Matta-Clark’s life was cut short by cancer and he was driven by ideas of impermanence. He also created art out of food debris, garbage. You work in performance, which is transient. How does ephemerality shape your process?

I am really thankful for that – so we don’t have to look at our own mistakes! I really do appreciate that my work is fleeting and that you can have this confluence of creative energies. Design is a big part of that and there is so much shared authorship and artistry – everyone should feel a sense of ownership of what the environment becomes. Among the known contributors, there is a host of other authors. And then it is done! I’m quite fine with that.

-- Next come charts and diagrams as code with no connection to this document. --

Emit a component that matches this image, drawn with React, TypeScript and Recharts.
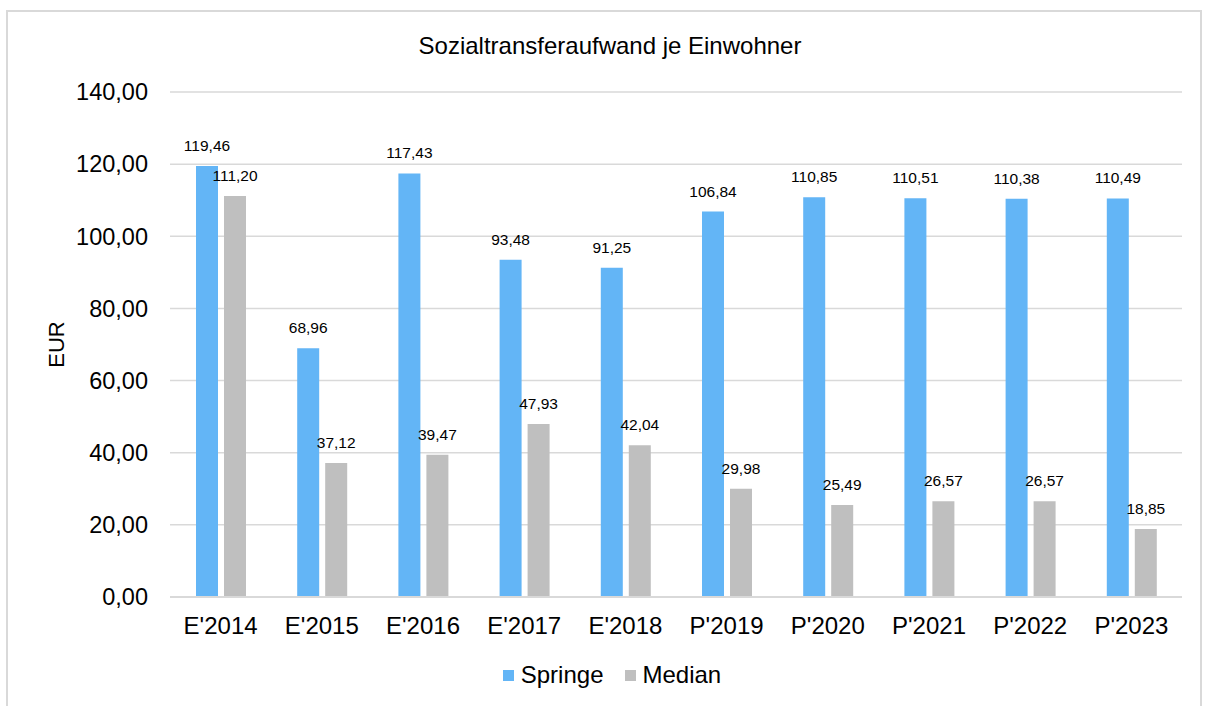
import { BarChart, Bar, XAxis, YAxis, CartesianGrid, LabelList } from 'recharts';

const years = ["E'2014", "E'2015", "E'2016", "E'2017", "E'2018", "P'2019", "P'2020", "P'2021", "P'2022", "P'2023"];
const springe = [119.46, 68.96, 117.43, 93.48, 91.25, 106.84, 110.85, 110.51, 110.38, 110.49];
const median = [111.2, 37.12, 39.47, 47.93, 42.04, 29.98, 25.49, 26.57, 26.57, 18.85];
const yTicks = [0, 20, 40, 60, 80, 100, 120, 140];

const BLUE = '#63b5f6';
const GRAY = '#bfbfbf';
const FONT = '"Liberation Sans", Arial, sans-serif';

const fmt = (v: number) => v.toFixed(2).replace('.', ',');

export default function App() {
  const chartData = years.map((year, i) => ({
    year,
    Springe: springe[i],
    Median: median[i],
  }));

  return (
    <div style={{ position: 'absolute', left: 0, top: 0, width: 1205, height: 706, background: '#fff', fontFamily: FONT }}>
      {/* frame */}
      <div
        style={{
          position: 'absolute',
          left: 6,
          top: 10,
          width: 1192,
          height: 710,
          border: '2px solid #d9d9d9',
        }}
      />
      <div
        style={{
          position: 'absolute',
          top: 32,
          left: 0,
          width: 1220,
          textAlign: 'center',
          fontSize: 24,
          color: '#000',
        }}
      >
        Sozialtransferaufwand je Einwohner
      </div>

      <BarChart
        width={1205}
        height={706}
        data={chartData}
        margin={{ top: 92, right: 23, bottom: 69, left: 40 }}
        barCategoryGap="25%"
        barGap={6}
        style={{ position: 'absolute', left: 0, top: 0 }}
      >
        <CartesianGrid vertical={false} stroke="#d9d9d9" strokeWidth={1.5} />
        <XAxis
          dataKey="year"
          height={40}
          tickLine={false}
          axisLine={{ stroke: '#d9d9d9', strokeWidth: 2 }}
          tick={{ fill: '#000', fontSize: 24, fontFamily: FONT }}
          tickMargin={14}
        />
        <YAxis
          width={130}
          domain={[0, 140]}
          ticks={yTicks}
          tickFormatter={fmt}
          axisLine={false}
          tickLine={false}
          tickSize={0}
          tickMargin={22}
          tick={{ fill: '#000', fontSize: 23.5, fontFamily: FONT }}
          label={{
            value: 'EUR',
            angle: -90,
            position: 'insideLeft',
            offset: 16,
            style: { textAnchor: 'middle', fontSize: 22, fill: '#000', fontFamily: FONT },
          }}
        />
        <Bar dataKey="Springe" fill={BLUE} barSize={22} isAnimationActive={false}>
          <LabelList dataKey="Springe" position="top" offset={15} formatter={(v: any) => fmt(Number(v))} style={{ fontSize: 15.5, fill: '#000', fontFamily: FONT }} />
        </Bar>
        <Bar dataKey="Median" fill={GRAY} barSize={22} isAnimationActive={false}>
          <LabelList dataKey="Median" position="top" offset={15} formatter={(v: any) => fmt(Number(v))} style={{ fontSize: 15.5, fill: '#000', fontFamily: FONT }} />
        </Bar>
      </BarChart>

      {/* Legend */}
      <div
        style={{
          position: 'absolute',
          top: 661,
          left: 0,
          width: 1224,
          display: 'flex',
          justifyContent: 'center',
          gap: 21,
          fontSize: 24,
          color: '#000',
        }}
      >
        {[
          { name: 'Springe', color: BLUE },
          { name: 'Median', color: GRAY },
        ].map((s) => (
          <div key={s.name} style={{ display: 'flex', alignItems: 'center', gap: 7 }}>
            <div style={{ width: 11, height: 11, background: s.color }} />
            <span>{s.name}</span>
          </div>
        ))}
      </div>
    </div>
  );
}
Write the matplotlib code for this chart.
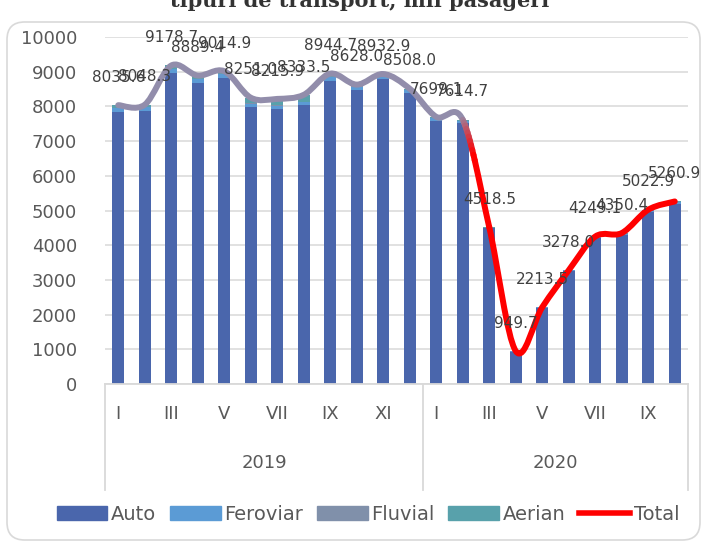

Do you think about the response you are trying to spark in a viewer for whom your work might only exist as a memory?

I do think about the series of moods that I am trying to evoke when the audience is first sitting down. Is this an environment that welcomes them or repels them or makes them feel ill? These are questions that are trying to manipulate experiences and feelings of the audience member. But I don’t think about what they will take away from it.

[For Hour of the Wolf], I have the good fortune of working with [director] Matthew Lutton and [writer] Keziah Warner. Matt is slightly neurotic in his attention to detail because the play requires it. It is like a choose-your-own-adventure. What you are experiencing is largely coming through audio. Without Matt’s analytical and structured mind, you could be overwhelmed.

We started a year ago, with broad brushstrokes. We have been pushing walls around for a good few months. The layout and the evolution of the script has been hand in hand. It has been wild.